Ghostbusters: The Video Game is one of my favorite games, currently. I'm not sure if nostalgia has blinded me, but that's very likely. This game does not seek to change the face of gaming -- it was created to appease Ghostbusters fans, and it does so very well. The big question here at Co-Optimus is: does it give us the stellar co-op that a Ghostbusters game of this generation should provide?
The answer: almost.
Ghostbusters: The Video Game is as fun to watch as it is to play. My wife sat on the couch with me until the wee hours of the morning while I searched the public library for the Grey Lady. When your eyes are fixated on your target, it's hard to appreciate the effects from your proton pack as they arc and twist first as an offensive weapon, and then into a glowing lasso. Spectators, however, can attest that this game is pretty, mostly thanks to the particle and lighting effects.

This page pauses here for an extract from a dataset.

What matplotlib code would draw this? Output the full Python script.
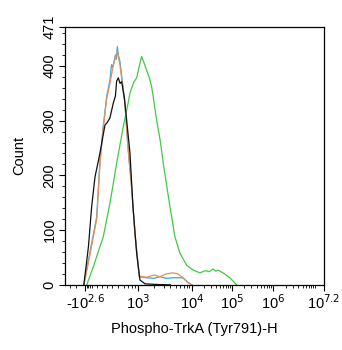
import numpy as np
import matplotlib
matplotlib.use("Agg")
import matplotlib.pyplot as plt
from matplotlib.ticker import FixedLocator

plt.rcParams['font.family'] = ['Liberation Sans', 'DejaVu Sans']

# histogram traces (intensity, count)
black_x = [-420, -200, -17, 60, 160, 259, 300, 358, 417, 450, 470, 498, 530, 561, 620, 670, 753, 838, 955, 1089, 1348, 2000, 4000]
black_y = [0, 70, 143, 197, 241, 292, 296, 305, 332, 345, 372, 378, 368, 371, 340, 301, 241, 143, 58, 9, 2, 1, 0]

blue_x = [-420, -114, 94, 160, 225, 293, 358, 390, 412, 450, 465, 481, 500, 528, 631, 702, 800, 899, 1057, 1449, 2000, 2553, 3300, 4446, 6808, 8440, 10000]
blue_y = [0, 60, 124, 228, 289, 344, 374, 402, 398, 420, 412, 435, 420, 408, 332, 252, 179, 95, 15, 13, 12, 15, 12, 13, 13, 4, 0]

orange_x = [-420, -114, 94, 160, 225, 293, 358, 412, 450, 481, 528, 631, 702, 800, 899, 1057, 1449, 2000, 2553, 3300, 4446, 5500, 6808, 8440, 10000]
orange_y = [0, 55, 120, 222, 288, 340, 368, 398, 415, 426, 402, 330, 250, 176, 92, 16, 14, 18, 15, 20, 22, 20, 13, 5, 0]

green_x = [-301, 26, 225, 358, 470, 594, 700, 753, 860, 955, 1050, 1172, 1300, 1449, 1600, 1795, 2219, 2600, 2942, 3915, 4842, 5995, 7980, 10780, 15850, 22000, 27000, 33500, 40000, 45000, 59600, 89100, 130000]
green_y = [0, 33, 88, 149, 222, 289, 330, 350, 370, 378, 398, 417, 405, 392, 380, 362, 301, 262, 222, 143, 88, 58, 36, 27, 22, 26, 24, 29, 25, 27, 22, 13, 0]

xtick_vals = [-398.1, 1e3, 1e4, 1e5, 1e6, 10 ** 7.2]
xtick_labels = [r'-10$^{2.6}$', r'10$^3$', r'10$^4$', r'10$^5$', r'10$^6$', r'10$^{7.2}$']
ytick_vals = [0, 100, 200, 300, 400, 471]

# biexponential-like display: linear around zero, log above 10^2.6
LIN = 10 ** 2.6
T_KNOTS = [-3.0, -2.6, 0.0, 2.6, 3.0, 4.0, 5.0, 6.0, 7.2]
P_KNOTS = [0.0, 20.0, 27.0, 47.0, 73.0, 127.0, 167.0, 208.0, 259.0]


def to_t(v):
	v = np.asarray(v, dtype=float)
	a = np.abs(v)
	lin = v / LIN * 2.6
	lg = np.sign(v) * np.log10(np.maximum(a, 1e-12))
	return np.where(a <= LIN, lin, lg)


def from_t(t):
	t = np.asarray(t, dtype=float)
	a = np.abs(t)
	lin = t / 2.6 * LIN
	lg = np.sign(t) * 10 ** a
	return np.where(a <= 2.6, lin, lg)


def forward(v):
	return np.interp(to_t(v), T_KNOTS, P_KNOTS)


def inverse(p):
	return from_t(np.interp(p, P_KNOTS, T_KNOTS))


fig = plt.figure(figsize=(3.42, 3.5), dpi=100)
ax = fig.add_axes([0.19, 0.186, 0.757, 0.737])
ax.set_xscale('function', functions=(forward, inverse))

ax.plot(green_x, green_y, color='#45c845', lw=0.9)
ax.plot(blue_x, blue_y, color='#3aa6dc', lw=0.9)
ax.plot(orange_x, orange_y, color='#e0925a', lw=0.9)
ax.plot(black_x, black_y, color='#111111', lw=0.9)

ax.set_xlim(-1000, 10 ** 7.2)
ax.set_ylim(0, 471)

ax.xaxis.set_major_locator(FixedLocator(xtick_vals))
ax.set_xticklabels(xtick_labels, fontsize=10.5)
minors = [-800, -600, -300, -200, -100, 0, 100, 200, 300]
for k in range(2, 7):
	for m in range(2, 10):
		if m * 10 ** k > LIN and m * 10 ** k < 10 ** 7.2:
			minors.append(m * 10 ** k)
minors += [1e7]
ax.xaxis.set_minor_locator(FixedLocator(minors))

ax.yaxis.set_major_locator(FixedLocator(ytick_vals))
ax.set_yticklabels([str(v) for v in ytick_vals], fontsize=10.5, rotation=90, va='center')
ax.yaxis.set_minor_locator(FixedLocator([v for v in range(20, 471, 20) if v % 100 != 0]))

ax.tick_params(which='major', length=4, width=0.8, direction='out', pad=2)
ax.tick_params(which='minor', length=2, width=0.6, direction='out')
for s in ax.spines.values():
	s.set_linewidth(0.9)

ax.set_xlabel('Phospho-TrkA (Tyr791)-H', fontsize=10.5, labelpad=7)
ax.set_ylabel('Count', fontsize=10.5, labelpad=12)

fig.savefig('out.png', dpi=100)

While the cutscene animations leave a bit to be desired (What is the fascination these days with full-body gestures? Bill Murray is not a Muppet!), the in-game banter, the environments, and the tech are very faithful to the films. The new equipment fits right in, and the ECTO-1 has been renamed the ECTO-1B which at one point is used as a large mobile trap. It's still the exact same vehicle we all know and love. Tearing up the ballroom at the Sedgewick Hotel feels exactly like it should. I got a chuckle from my friend when I vaporized a tablecloth and exclaimed, "The flowers...are still standing!"
The physics in Ghostbusters seem to be a double edged sword, as certain props in the game seem way too light. Personally, I believe this lack of weight was intentional, because in both single player mode and co-op I find myself grateful that the various debris scattered by my nuclear accelerator doesn't hinder me too badly when I'm running for my life or rushing to revive a team member. This is especially prevalent for the later waves of Survival mode, when the creatures are chasing you...and they're not small. If everything behaved the way it was supposed to, you would be constantly weaving and turning, and moving while trying to trap a ghost would be a complete nightmare.
Online co-op changes some of the single player gameplay elements, but the basics are still there. Ghostbusters co-op is drop-in/drop-out in unranked games, so if you find a match that is already in progress, then you can choose your character (the four Ghostbusters and the new rookie are at your disposal) and your preferred weapon type before jumping in. You can revive your teammates just like in the single player campaign, and Terminal Reality really made a nice move when they used crazy spark effects to show your pack shorting out; it doubles as an easy way to locate a downed player. The PKE meter is also available online, and is in fact required in order to enter every enemy into your Tobin's Spirit Guide, as multiplayer features some unique ghosts not shown in the campaign.